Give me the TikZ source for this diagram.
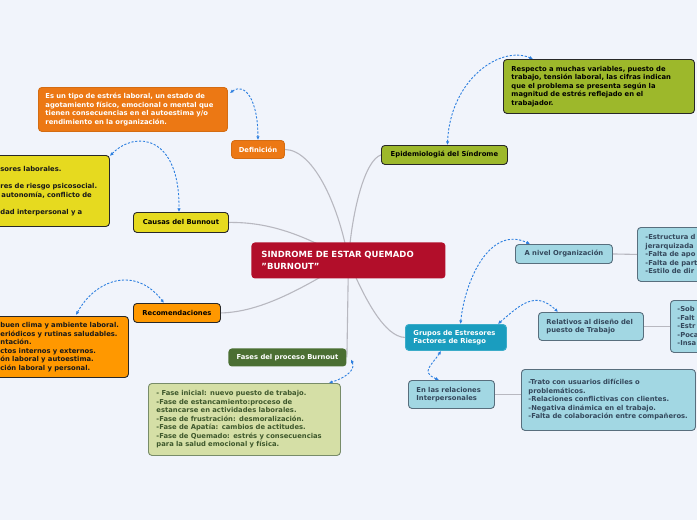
\documentclass[tikz,border=0pt]{standalone}
\usepackage{fontspec}
\setmainfont{DejaVu Sans}
\usetikzlibrary{arrows.meta,calc}
\definecolor{bgc}{RGB}{241,244,251}
\definecolor{redc}{RGB}{178,14,42}
\definecolor{orangeA}{RGB}{236,120,20}
\definecolor{orangeB}{RGB}{255,152,0}
\definecolor{olivec}{RGB}{157,184,43}
\definecolor{yellowc}{RGB}{230,218,31}
\definecolor{darkgreen}{RGB}{75,111,51}
\definecolor{palegreen}{RGB}{213,223,166}
\definecolor{pgborder}{RGB}{120,140,105}
\definecolor{pgtext}{RGB}{62,88,44}
\definecolor{tealc}{RGB}{26,157,191}
\definecolor{lightblue}{RGB}{162,215,227}
\definecolor{lbborder}{RGB}{88,110,125}
\definecolor{lbtext}{RGB}{52,72,92}
\definecolor{darkb}{RGB}{40,40,40}
\definecolor{linkblue}{RGB}{45,127,224}
\definecolor{linegray}{RGB}{184,184,192}
\pgfdeclarelayer{back}
\pgfsetlayers{back,main}
\tikzset{
  base/.style={rectangle, rounded corners=3.5pt, anchor=north west,
    font=\fontsize{6.8}{8.5}\selectfont\bfseries, line width=0.9pt},
  topic/.style={base, align=center, inner sep=0pt},
  textbox/.style={base, align=left, inner ysep=0pt},
  mainline/.style={draw=linegray, line width=1.1pt},
  dlink/.style={draw=linkblue, line width=0.9pt, dash pattern=on 2.2pt off 1.6pt,
    {Latex[length=3.6pt,width=3.4pt]}-{Latex[length=3.6pt,width=3.4pt]}},
}
\begin{document}
\begin{tikzpicture}[x=1pt,y=-1pt]
\useasboundingbox (0,0) rectangle (697,520);

% central
\node[topic, fill=redc, text=white, minimum width=194pt, minimum height=36pt,
  font=\fontsize{8.5}{11.5}\selectfont\bfseries, align=left, text width=174pt]
  (central) at (251,242) {SINDROME DE ESTAR QUEMADO\\"BURNOUT"};

% Definicion
\node[topic, fill=orangeA, draw=orangeA!90!black, text=white, minimum width=53pt, minimum height=18pt]
  (definicion) at (231,140) {Definición};
\node[textbox, fill=orangeA, draw=orangeA!90!black, text=white, minimum width=189pt, minimum height=44pt,
  inner xsep=7pt, text width=175pt] (deftext) at (38,87)
  {Es un tipo de estrés laboral, un estado de\\agotamiento físico, emocional o mental que\\tienen consecuencias en el autoestima y/o\\rendimiento en la organización.};

% Epidemiologia
\node[topic, fill=olivec, draw=darkb, text=black, minimum width=126pt, minimum height=19pt]
  (epid) at (381,145) {Epidemiologiá del Síndrome};
\node[textbox, fill=olivec, draw=darkb, text=black, minimum width=191pt, minimum height=54pt,
  inner xsep=8pt, text width=175pt] (epitext) at (503,59)
  {Respecto a muchas variables, puesto de\\trabajo, tensión laboral, las cifras indican\\que el problema se presenta según la\\magnitud de estrés reflejado en el\\trabajador.};

% Causas
\node[topic, fill=yellowc, draw=darkb, text=black, minimum width=95pt, minimum height=20pt]
  (causas) at (133,212) {Causas del Bunnout};
\node[textbox, fill=yellowc, draw=darkb, text=black!90, minimum width=118pt, minimum height=71pt,
  inner xsep=9pt, text width=100pt] (causastext) at (-9,155)
  {sores laborales.\\\mbox{}\\res de riesgo psicosocial.\\\hspace*{1pt}autonomía, conflicto de\\\mbox{}\\dad interpersonal y a};

% Recomendaciones
\node[topic, fill=orangeB, draw=darkb, text=black, minimum width=87pt, minimum height=19pt]
  (recom) at (133,303) {Recomendaciones};
\node[textbox, fill=orangeB, draw=darkb, text=black!90, minimum width=137pt, minimum height=61pt,
  inner xsep=9pt, text width=119pt] (rectext) at (-9,316)
  {buen clima y ambiente laboral.\\eriódicos y rutinas saludables.\\ntación.\\ctos internos y externos.\\ón laboral y autoestima.\\ción laboral y personal.};

% Fases
\node[topic, fill=darkgreen, text=white, minimum width=118pt, minimum height=18pt]
  (fases) at (228,348) {Fases del proceso Burnout};
\node[textbox, fill=palegreen, draw=pgborder, text=pgtext, minimum width=192pt, minimum height=72pt,
  inner xsep=8pt, text width=176pt] (fasestext) at (148,383)
  {- Fase inicial: nuevo puesto de trabajo.\\-Fase de estancamiento:proceso de\\estancarse en actividades laborales.\\-Fase de frustración: desmoralización.\\-Fase de Apatía: cambios de actitudes.\\-Fase de Quemado: estrés y consecuencias\\para la salud emocional y física.};

% Grupos
\node[textbox, fill=tealc, draw=tealc!85!white, text=white, minimum width=101pt, minimum height=26pt,
  inner xsep=8pt, text width=85pt] (grupos) at (405,324)
  {Grupos de Estresores\\Factores de Riesgo};

\node[topic, fill=lightblue, draw=lbborder, text=lbtext, minimum width=97pt, minimum height=19pt]
  (org) at (515,244) {A nivel Organización};
\node[textbox, fill=lightblue, draw=lbborder, text=lbtext, minimum width=100pt, minimum height=54pt,
  inner xsep=8pt, text width=84pt] (orgtext) at (637,227)
  {-Estructura d\\jerarquizada\\-Falta de apo\\-Falta de part\\-Estilo de dir};

\node[textbox, fill=lightblue, draw=lbborder, text=lbtext, minimum width=105pt, minimum height=28pt,
  inner xsep=8pt, text width=89pt] (relativos) at (538,312)
  {Relativos al diseño del\\puesto de Trabajo};
\node[textbox, fill=lightblue, draw=lbborder, text=lbtext, minimum width=60pt, minimum height=52pt,
  inner xsep=7pt, text width=46pt] (disenotext) at (670,300)
  {-Sob\\-Falt\\-Estr\\-Poca\\-Insa};

\node[textbox, fill=lightblue, draw=lbborder, text=lbtext, minimum width=86pt, minimum height=28pt,
  inner xsep=8pt, text width=70pt] (relaciones) at (408,380)
  {En las relaciones\\Interpersonales};
\node[textbox, fill=lightblue, draw=lbborder, text=lbtext, minimum width=174pt, minimum height=61pt,
  inner xsep=7pt, text width=160pt] (reltext) at (521,369)
  {-Trato con usuarios difíciles o\\problemáticos.\\-Relaciones conflictivas con clientes.\\-Negativa dinámica en el trabajo.\\-Falta de colaboración entre compañeros.};

% background and gray connectors
\begin{pgfonlayer}{back}
\fill[bgc] (0,0) rectangle (697,520);
\draw[mainline] (definicion.east) .. controls (315,150) and (340,210) .. (central.center);
\draw[mainline] (epid.west) .. controls (365,160) and (352,210) .. (central.center);
\draw[mainline] (causas.east) .. controls (265,222) and (300,232) .. (central.center);
\draw[mainline] (recom.east) .. controls (260,312) and (300,290) .. (central.center);
\draw[mainline] (central.center) -- (fases.east);
\draw[mainline] (grupos.west) .. controls (385,337) and (365,300) .. (central.center);
\draw[mainline] (org.east) -- (orgtext.west);
\draw[mainline] (relativos.east) -- (disenotext.west);
\draw[mainline] (relaciones.east) -- (relaciones.east -| reltext.west);
\end{pgfonlayer}

% dashed links
\draw[dlink] ($(deftext.north east)+(2,6)$) .. controls (245,82) and (258,100) .. (definicion.north);
\draw[dlink] ($(causastext.north east)+(0,1)$) .. controls (135,130) and (180,135) .. ([xshift=-2pt]causas.north);
\draw[dlink] ($(rectext.north west)+(85,-1)$) .. controls (95,280) and (135,265) .. ([xshift=-13pt]recom.north);
\draw[dlink] ([xshift=3pt]epid.north) .. controls (450,80) and (500,45) .. ($(epitext.north west)+(30,0)$);
\draw[dlink] ([xshift=4pt,yshift=-2pt]fases.east) .. controls (356,370) and (345,378) .. ($(fasestext.north east)+(-12,0)$);
\draw[dlink] ([xshift=4.5pt]grupos.north) .. controls (465,280) and (490,225) .. ($(org.north west)+(15,0)$);
\draw[dlink] ($(grupos.north east)+(-9,0)$) .. controls (520,305) and (535,290) .. ($(relativos.north west)+(20,0)$);
\draw[dlink] ($(grupos.south west)+(36,0)$) .. controls (432,365) and (420,372) .. ($(relaciones.north west)+(31,0)$);
\end{tikzpicture}
\end{document}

[TASK GOAL] Write out the lines from the start of the material to the line with "(central) at (251,242)", inclusive and exactly. Skip the pictures.

[RIGHT ANSWER]
Give me the TikZ source for this diagram.
\documentclass[tikz,border=0pt]{standalone}
\usepackage{fontspec}
\setmainfont{DejaVu Sans}
\usetikzlibrary{arrows.meta,calc}
\definecolor{bgc}{RGB}{241,244,251}
\definecolor{redc}{RGB}{178,14,42}
\definecolor{orangeA}{RGB}{236,120,20}
\definecolor{orangeB}{RGB}{255,152,0}
\definecolor{olivec}{RGB}{157,184,43}
\definecolor{yellowc}{RGB}{230,218,31}
\definecolor{darkgreen}{RGB}{75,111,51}
\definecolor{palegreen}{RGB}{213,223,166}
\definecolor{pgborder}{RGB}{120,140,105}
\definecolor{pgtext}{RGB}{62,88,44}
\definecolor{tealc}{RGB}{26,157,191}
\definecolor{lightblue}{RGB}{162,215,227}
\definecolor{lbborder}{RGB}{88,110,125}
\definecolor{lbtext}{RGB}{52,72,92}
\definecolor{darkb}{RGB}{40,40,40}
\definecolor{linkblue}{RGB}{45,127,224}
\definecolor{linegray}{RGB}{184,184,192}
\pgfdeclarelayer{back}
\pgfsetlayers{back,main}
\tikzset{
  base/.style={rectangle, rounded corners=3.5pt, anchor=north west,
    font=\fontsize{6.8}{8.5}\selectfont\bfseries, line width=0.9pt},
  topic/.style={base, align=center, inner sep=0pt},
  textbox/.style={base, align=left, inner ysep=0pt},
  mainline/.style={draw=linegray, line width=1.1pt},
  dlink/.style={draw=linkblue, line width=0.9pt, dash pattern=on 2.2pt off 1.6pt,
    {Latex[length=3.6pt,width=3.4pt]}-{Latex[length=3.6pt,width=3.4pt]}},
}
\begin{document}
\begin{tikzpicture}[x=1pt,y=-1pt]
\useasboundingbox (0,0) rectangle (697,520);

% central
\node[topic, fill=redc, text=white, minimum width=194pt, minimum height=36pt,
  font=\fontsize{8.5}{11.5}\selectfont\bfseries, align=left, text width=174pt]
  (central) at (251,242) {SINDROME DE ESTAR QUEMADO\\"BURNOUT"};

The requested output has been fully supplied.